Vonseiten des Hamburger Senats habe es aber keinerlei Anweisungen an die Finanzbehörden gegeben, Warburg eine Sonderbehandlung zuteil werden zu lassen. „Wie überall in Deutschland entscheiden die Finanzämter auch in Hamburg eigenständig“, sagte Scholz im Bundestag. „Eine politische Intervention soll es nicht geben und hat es auch nicht gegeben.“
Das Finanzamt in der Hansestadt hatte Ende 2016 eine Steuer-Rückforderung von 47 Millionen Euro gegen Warburg verjähren lassen.
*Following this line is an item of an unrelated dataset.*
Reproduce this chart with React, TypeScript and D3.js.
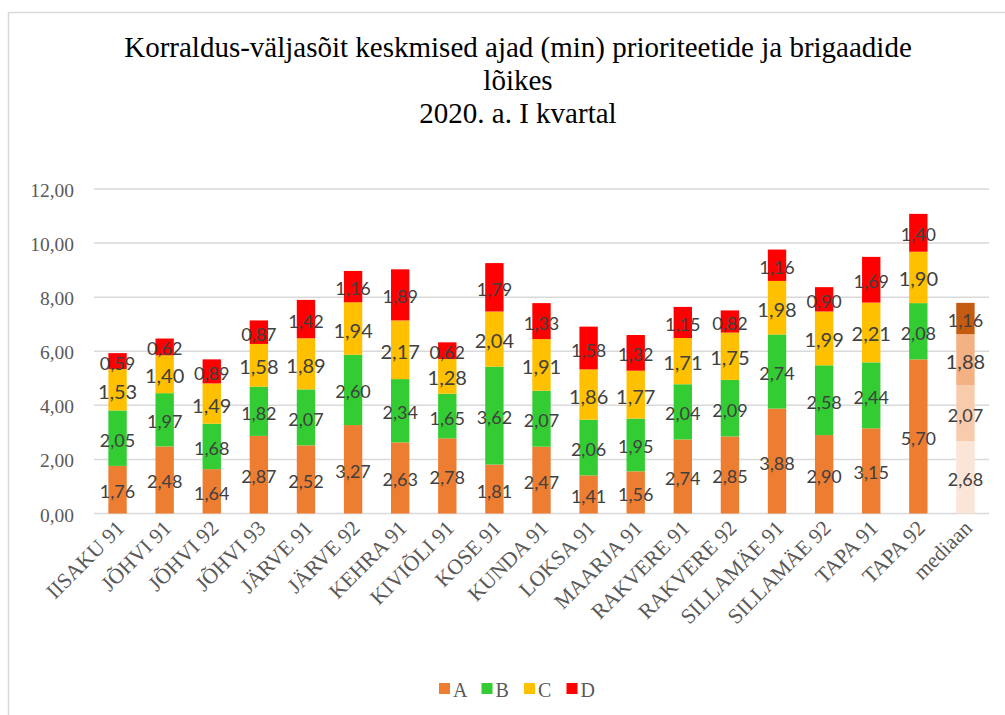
import React, { useEffect, useRef } from "react";
import * as d3 from "d3";

const categories = [
  "IISAKU 91", "JÕHVI 91", "JÕHVI 92", "JÕHVI 93", "JÄRVE 91", "JÄRVE 92",
  "KEHRA 91", "KIVIÕLI 91", "KOSE 91", "KUNDA 91", "LOKSA 91", "MAARJA 91",
  "RAKVERE 91", "RAKVERE 92", "SILLAMÄE 91", "SILLAMÄE 92", "TAPA 91", "TAPA 92",
  "mediaan",
];
const seriesA = [1.76, 2.48, 1.64, 2.87, 2.52, 3.27, 2.63, 2.78, 1.81, 2.47, 1.41, 1.56, 2.74, 2.85, 3.88, 2.90, 3.15, 5.70, 2.68];
const seriesB = [2.05, 1.97, 1.68, 1.82, 2.07, 2.60, 2.34, 1.65, 3.62, 2.07, 2.06, 1.95, 2.04, 2.09, 2.74, 2.58, 2.44, 2.08, 2.07];
const seriesC = [1.53, 1.40, 1.49, 1.58, 1.89, 1.94, 2.17, 1.28, 2.04, 1.91, 1.86, 1.77, 1.71, 1.75, 1.98, 1.99, 2.21, 1.90, 1.88];
const seriesD = [0.59, 0.62, 0.89, 0.87, 1.42, 1.16, 1.89, 0.62, 1.79, 1.33, 1.58, 1.32, 1.15, 0.82, 1.16, 0.90, 1.69, 1.40, 1.16];
const seriesNames = ["A", "B", "C", "D"];
const colors = ["#ED7D31", "#33CC33", "#FFC000", "#FF0000"];
const medianColors = ["#FBE5D6", "#F8CBAD", "#F4B183", "#C55A11"];
const yTicks = [0, 2, 4, 6, 8, 10, 12];
const titleLines = [
  "Korraldus-väljasõit keskmised ajad (min) prioriteetide ja brigaadide",
  "lõikes",
  "2020. a. I kvartal",
];

const W = 1005, H = 715;
const plot = { left: 94, right: 989, top: 189, bottom: 513.5 };
const SERIF = '"Liberation Serif", "Times New Roman", serif';
const SANS = "Lato, sans-serif";

const App = () => {
  const ref = useRef<SVGSVGElement>(null);

  useEffect(() => {
    const svg = d3.select(ref.current);
    svg.selectAll("*").remove();

    const locale = d3.formatLocale({ decimal: ",", thousands: " ", grouping: [3], currency: ["", ""] });
    const fmt = locale.format(".2f");

    // outer frame
    svg.append("rect")
      .attr("x", 8.5).attr("y", 12.5)
      .attr("width", W).attr("height", H)
      .attr("fill", "white")
      .attr("stroke", "#d9d9d9").attr("stroke-width", 1.5);

    // title
    svg.append("g").selectAll("text")
      .data(titleLines)
      .join("text")
      .attr("x", 518)
      .attr("y", (d, i) => 57 + i * 33)
      .attr("text-anchor", "middle")
      .style("font-family", SERIF)
      .style("font-size", "29px")
      .attr("fill", "#000")
      .text(d => d);

    const x = d3.scaleBand().domain(categories).range([plot.left, plot.right]).paddingInner(0.61).paddingOuter(0.305);
    const y = d3.scaleLinear().domain([0, 12]).range([plot.bottom, plot.top]);

    // gridlines
    svg.append("g").selectAll("line")
      .data(yTicks)
      .join("line")
      .attr("x1", plot.left).attr("x2", plot.right)
      .attr("y1", d => y(d)).attr("y2", d => y(d))
      .attr("stroke", "#d9d9d9").attr("stroke-width", 1.5);

    // y tick labels
    svg.append("g").selectAll("text")
      .data(yTicks)
      .join("text")
      .attr("x", 74)
      .attr("y", d => y(d) + 8)
      .attr("text-anchor", "end")
      .style("font-family", SERIF)
      .style("font-size", "19.5px")
      .attr("fill", "#595959")
      .text(d => fmt(d));

    const rows = categories.map((c, i) => ({ cat: c, A: seriesA[i], B: seriesB[i], C: seriesC[i], D: seriesD[i] }));
    const stacked = d3.stack<any>().keys(seriesNames)(rows);

    const layers = svg.append("g").selectAll("g")
      .data(stacked)
      .join("g");

    layers.selectAll("rect")
      .data((s, si) => s.map(d => ({ d, si })))
      .join("rect")
      .attr("x", ({ d }) => x(d.data.cat)!)
      .attr("width", x.bandwidth())
      .attr("y", ({ d }) => y(d[1]))
      .attr("height", ({ d }) => y(d[0]) - y(d[1]))
      .attr("fill", ({ d, si }) => d.data.cat === "mediaan" ? medianColors[si] : colors[si]);

    // data labels
    layers.selectAll("text")
      .data((s, si) => s.map(d => ({ d, si })))
      .join("text")
      .attr("x", ({ d }) => x(d.data.cat)! + x.bandwidth() / 2)
      .attr("y", ({ d, si }) => (y(d[0]) + y(d[1])) / 2 + (si === 2 ? 9 : 8.5))
      .attr("text-anchor", "middle")
      .style("font-family", SANS)
      .style("font-size", ({ si }) => si === 2 ? "20px" : "18px")
      .attr("fill", "#404040")
      .text(({ d }) => fmt(d[1] - d[0]));

    // category labels
    svg.append("g").selectAll("text")
      .data(categories)
      .join("text")
      .attr("transform", d => `translate(${x(d)! + x.bandwidth() / 2 + 8},${plot.bottom + 16}) rotate(-45)`)
      .attr("text-anchor", "end")
      .style("font-family", SERIF)
      .style("font-size", "21.5px")
      .attr("fill", "#595959")
      .text(d => d);

    // legend
    const legend = svg.append("g").selectAll("g")
      .data(seriesNames)
      .join("g")
      .attr("transform", (d, i) => `translate(${439 + i * 42.5},683)`);
    legend.append("rect")
      .attr("width", 11).attr("height", 11)
      .attr("fill", (d, i) => colors[i]);
    legend.append("text")
      .attr("x", 14).attr("y", 13.5)
      .style("font-family", SERIF)
      .style("font-size", "20px")
      .attr("fill", "#595959")
      .text(d => d);
  }, []);

  return (
    <svg ref={ref} width={W} height={H} style={{ position: "absolute", left: 0, top: 0, background: "white" }} />
  );
};

export default App;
Im Jahr darauf drohten weitere 43 Millionen Euro zu verjähren – was nur verhindert wurde, weil das Bundesfinanzministerium eingriff.
Die Privatbank war ehedem groß im Geschäft mit Cum-Ex-Deals. Dabei schoben beteiligte Institute rund um den Dividendenstichtag Aktien mit („cum“) und ohne („ex“) Ausschüttungsanspruch hin und her. Der Fiskus verlor den Überblick, wem die Papiere gehörten. Er erstattete Kapitalertragsteuern, die gar nicht gezahlt worden waren. Der Schaden für die öffentlichen Kassen geht in die Milliarden.
Die kleinen Parteien sind nicht überzeugt
Beim Wirecard-Skandal ist nicht der Staat der Geprellte. Es sind etliche Aktionäre und Kreditgeber, die den Erzählungen des Managements Glauben schenkten und ihre Investition weitgehend abschreiben müssen. Der Finanzdienstleister aus Aschheim bei München hatte über Jahre hinweg seine Bilanzen aufgebläht und Guthaben im Umfang von fast zwei Milliarden Euro erfunden. Ende Juni meldete der ehemalige Dax-Konzern Insolvenz an. Der Gesamtschaden könnte sich auf mehr als drei Milliarden Euro belaufen.
Dem Sozialdemokraten gelang es am Mittwoch nicht, die Oppositionsfraktionen im Bundestag davon zu überzeugen, dass er bei beiden Vorgängen alles richtig gemacht hat. An diesem Donnerstag wollen Finanzpolitiker von FDP, Linkspartei und Grünen ihren gemeinsamen Antrag zur Einsetzung eines Wirecard-Untersuchungsausschusses präsentieren.
Grüne: „Eine allgemeine Amnesie“
Im Fall Warburg und Cum-Ex wiederum wirft die Opposition Scholz vor, nur scheibchenweise mit der Wahrheit herauszukommen. Bei seinem Auftritt im Finanzausschuss räumte der Minister nach Angaben von Teilnehmern weitere Treffen mit Bankier Olearius ein, ohne Angaben zu den Inhalten zu machen. „Es ist eine allgemeine Amnesie, man kann sich an nichts erinnern“, sagte die Grünen-Finanzexpertin Lisa Paus. Der CSU-Abgeordnete Hans Michelbach sagte, der Vorwurf der Einflussnahme des ehemaligen Bürgermeisters auf den Hamburger Fiskus sei bei der Ausschusssitzung weder bewiesen noch ausgeräumt worden.